The Style Issue features several articles that reveal in great, sometimes disheartening detail how things are made these days:
* John Seabrook’s closely observed story about Ester Dean and the phenomenon of “top-liners,” the people who create the semi-coherent, fragmented, not-quite-lyrics that accompany hit singles these days…and make beaucoup bucks at it;
* Jonah Lehrer’s entertaining profile of Roger Thomas, in-house designer for Steve Wynn’s over-the-top Vegas hotels, whose obscenely luxurious decor apparently boost casino income exponentially;
* Ian Parker’s preview (“Expletive Not Deleted”) of the forthcoming HBO comedy series “Veep,” whose British show-runner Armando Iannucci apparently keeps a stable of writers onhand who specialize in supplying high-volume zesty swearing for his hit shows (such as the BBC’s “The Thick of It”). The series stars Julia Louis-Dreyfus as the vice president who refers to her bumbling staff as “the Keystone Cunts” and in one scene is heard to say, “Well, God bless the President. he is really a great man. but he is busting my fucking lady balls here.”

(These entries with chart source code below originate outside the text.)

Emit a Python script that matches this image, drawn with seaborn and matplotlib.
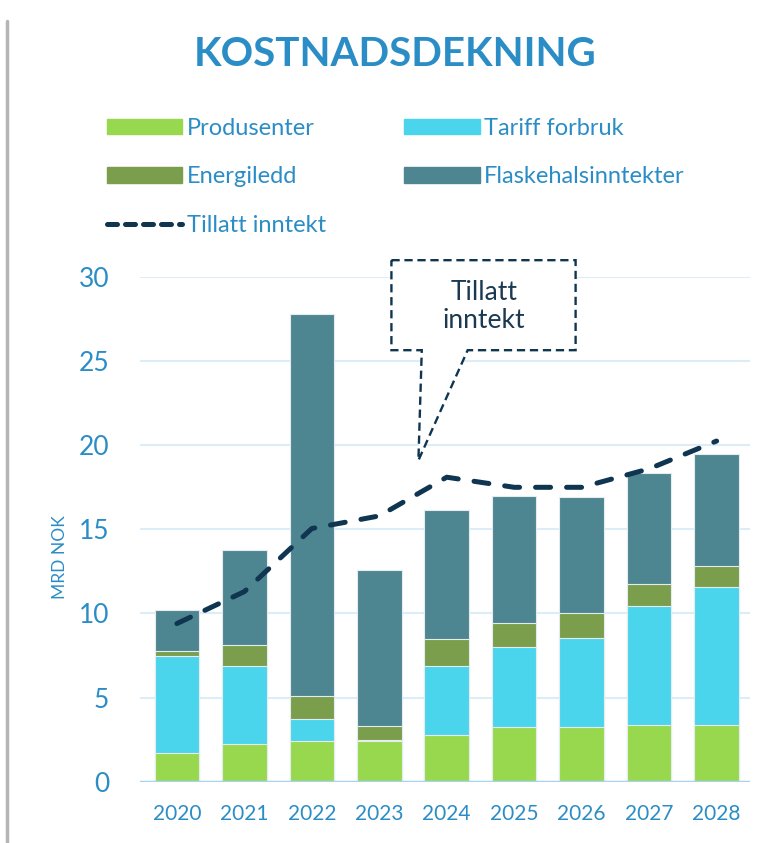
import numpy as np
import pandas as pd
import matplotlib.pyplot as plt
import seaborn as sns
from matplotlib.patches import Patch, Polygon
from matplotlib.lines import Line2D

# Data (MRD NOK)
years = ["2020", "2021", "2022", "2023", "2024", "2025", "2026", "2027", "2028"]
produsenter = [1.7, 2.25, 2.4, 2.4, 2.75, 3.25, 3.25, 3.35, 3.4]
tariff_forbruk = [5.8, 4.65, 1.35, 0.05, 4.15, 4.75, 5.3, 7.1, 8.15]
energiledd = [0.25, 1.2, 1.35, 0.85, 1.6, 1.45, 1.5, 1.3, 1.25]
flaskehals = [2.45, 5.65, 22.7, 9.3, 7.65, 7.55, 6.9, 6.6, 6.65]
tillatt_inntekt = [9.4, 11.3, 15.05, 15.8, 18.1, 17.5, 17.5, 18.6, 20.25]

c_prod = "#97D84F"
c_tariff = "#4BD5EC"
c_energi = "#7A9E4C"
c_flaske = "#4D8591"
c_line = "#0F3550"
c_blue = "#2B8DC6"

df = pd.DataFrame({"year": years, "prod": produsenter, "tariff": tariff_forbruk,
                   "energi": energiledd, "flaske": flaskehals})
df["c1"] = df["prod"]
df["c2"] = df["c1"] + df["tariff"]
df["c3"] = df["c2"] + df["energi"]
df["c4"] = df["c3"] + df["flaske"]

sns.set_theme(style="white")
plt.rcParams["font.family"] = ["Lato", "DejaVu Sans"]

fig = plt.figure(figsize=(7.68, 8.43), dpi=100)
ax = fig.add_axes([0.182, 0.0727, 0.795, 0.5987])

# Stacked bars drawn as overlapping cumulative totals
bar_kws = dict(width=0.66, saturation=1, edgecolor="#e4ecef", linewidth=0.8, ax=ax, zorder=2)
sns.barplot(data=df, x="year", y="c4", color=c_flaske, **bar_kws)
sns.barplot(data=df, x="year", y="c3", color=c_energi, **bar_kws)
sns.barplot(data=df, x="year", y="c2", color=c_tariff, **bar_kws)
sns.barplot(data=df, x="year", y="c1", color=c_prod, **bar_kws)

sns.lineplot(x=np.arange(len(years)), y=tillatt_inntekt, ax=ax, color=c_line,
             linewidth=3.6, dashes=False, zorder=4)
ax.lines[-1].set_dashes((3, 3.2))
ax.lines[-1].set_dash_capstyle("round")

ax.set_ylim(0, 30)
ax.set_xlim(-0.55, 8.5)
ax.set_yticks(range(0, 31, 5))
ax.yaxis.grid(True, color="#DCEDF8", linewidth=1.5, zorder=0)
ax.set_axisbelow(True)
for s in ax.spines.values():
    s.set_visible(False)
ax.axhline(0, color="#A8D2EE", linewidth=2.5, zorder=3)

ax.tick_params(axis="y", labelsize=19, labelcolor=c_blue, length=0, pad=22)
ax.tick_params(axis="x", labelsize=15, labelcolor=c_blue, length=0, pad=16)
ax.set_xlabel("")
ax.set_ylabel("MRD NOK", fontsize=12.5, color=c_blue)
ax.yaxis.set_label_coords(-0.118, 0.445)

# Callout
callout = [(3.18, 31.0), (5.91, 31.0), (5.91, 25.65), (4.31, 25.65),
           (3.58, 19.1), (3.63, 25.65), (3.18, 25.65)]
ax.add_patch(Polygon(callout, closed=True, facecolor="white", edgecolor=c_line,
                     linestyle=(0, (3.5, 2)), linewidth=1.7, clip_on=False, zorder=5))
ax.text(4.55, 28.25, "Tillatt\ninntekt", ha="center", va="center", fontsize=19,
        color="#1B3A52", linespacing=1.15, zorder=6)

# Title
fig.text(0.514, 0.935, "KOSTNADSDEKNING", ha="center", va="center",
         fontsize=29, fontweight="bold", color=c_blue)

# Legend
handles = [Patch(color=c_prod), Patch(color=c_energi),
           Line2D([0], [0], color=c_line, linewidth=3.6, dashes=(2, 1.6),
                  dash_capstyle="round"),
           Patch(color=c_tariff), Patch(color=c_flaske)]
labels = ["Produsenter", "Energiledd", "Tillatt inntekt", "Tariff forbruk",
          "Flaskehalsinntekter"]
leg = fig.legend(handles, labels, ncol=2, loc="upper left",
                 bbox_to_anchor=(0.139, 0.860), frameon=False, fontsize=17,
                 handlelength=3.2, handleheight=0.62, handletextpad=0.2,
                 labelspacing=1.16, columnspacing=3.3, borderpad=0, borderaxespad=0)
for t in leg.get_texts():
    t.set_color(c_blue)

# left page edge shadow
fig.add_artist(Line2D([0.009, 0.009], [0.0, 0.975], color="#b5b5b5", linewidth=2.5,
                      transform=fig.transFigure))

plt.savefig("out.png", dpi=100)
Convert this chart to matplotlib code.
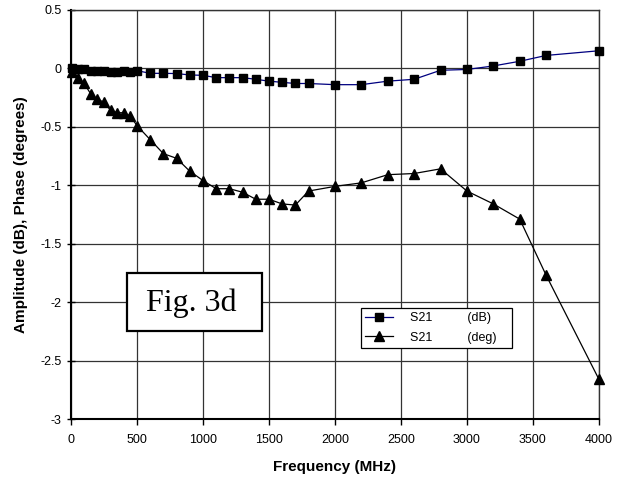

Another highlight is the latest of Paul Rudnick’s laugh-out-loud Shouts and Murmurs pieces, this one a take-off on recent books touting the superiority of French women in all things. “To maintain my figure, I eat only half portions of any food, always arranging it on my plate in the shape of a semicolon. For exercise, at least once a day I approach a total stranger and slap him. And late each afternoon I read a paragraph of any work of acclaimed American literary fiction, which makes me vomit.”
Speaking of fiction, there’s also a story by Antonya Nelson, “Chapter Two,” that trafficks in the misrepresentation of what AA meetings are like, with what has become a fiction cliche, the supposedly sober character who drinks on her way to and from meetings. Yawn. It’s been done.